O último beijo de Cavaco é um veto presidencial. É a última afirmação de ignorância de quem sempre ignorou a verdadeira natureza dos seus cargos e, mais uma vez, um capricho pessoal resultaria numa enorme perda para a democracia portuguesa. É mais um ponto numa herança digna de repúdio e que terá como cabeça de casal Marcelo Rebelo de Sousa.

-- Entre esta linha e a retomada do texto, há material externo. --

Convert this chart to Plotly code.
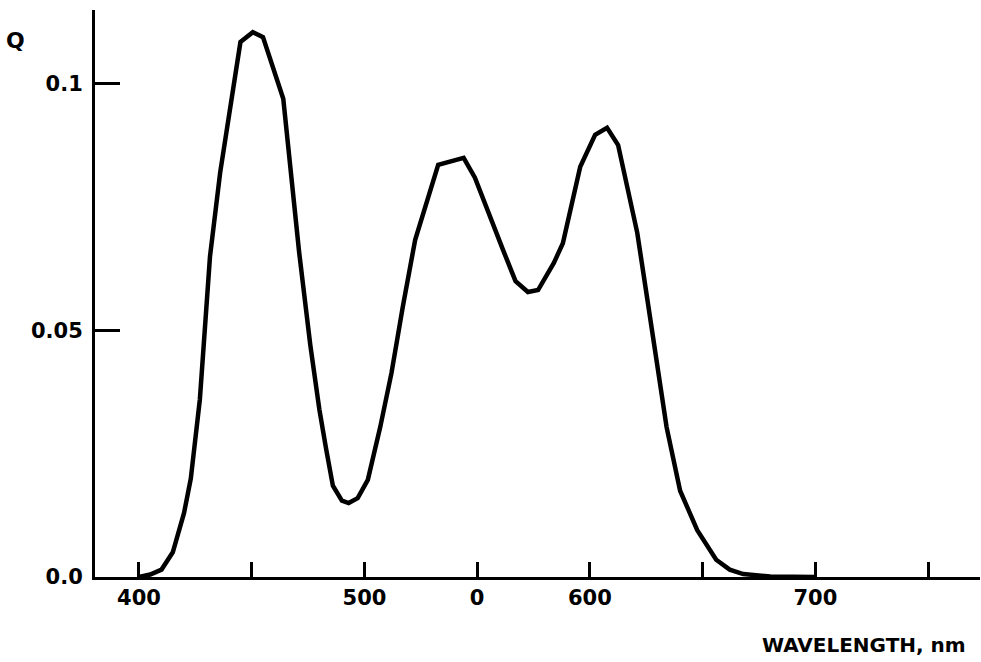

O veto à adopção por casais gays e às alterações à lei do aborto ficou para os dias de saída para que, com a mesma intenção de um qualquer adolescente que bate a porta do quarto com força, o imaturo republicano (é difícil chamar-lhe democrata) ficasse com a última palavra. A birra é tanto maior que tem um desfecho anunciado, uma vez que o sucessor já se pronunciou a favor da promulgação e o Governo já prometeu insistir. O único efeito será mesmo o de marcar, na memória dos portugueses, mais um episódio anacrónico da sua presidência.

No entanto, terá o efeito colateral, caso o “camaleão” Marcelo cumpra com o prometido em debate com Marisa Matias, de fazer com que o novo presidente pareça progressista. Não há melhor memória do referendo de 1998 do que aquela conversa de lareira e as memórias do conservadorismo de Marcelo foram todas reavivadas pela campanha eleitoral.

O presente do velho presidente servirá para afirmação do novo. Pior que Cavaco é difícil, mas ser igual não será suficiente e será uma decisão para demonstrar quão diferente é Rebelo de Sousa de Silva. Marcelo usará a oportunidade para se distanciar de si mesmo e passar a imagem de que acompanhou o amadurecimento dos portugueses. Assim esperemos, para que ganhemos nesta volta, mas levaremos Marcelo a mais voltas para que nos prove que é um maduro “presidente de todos”.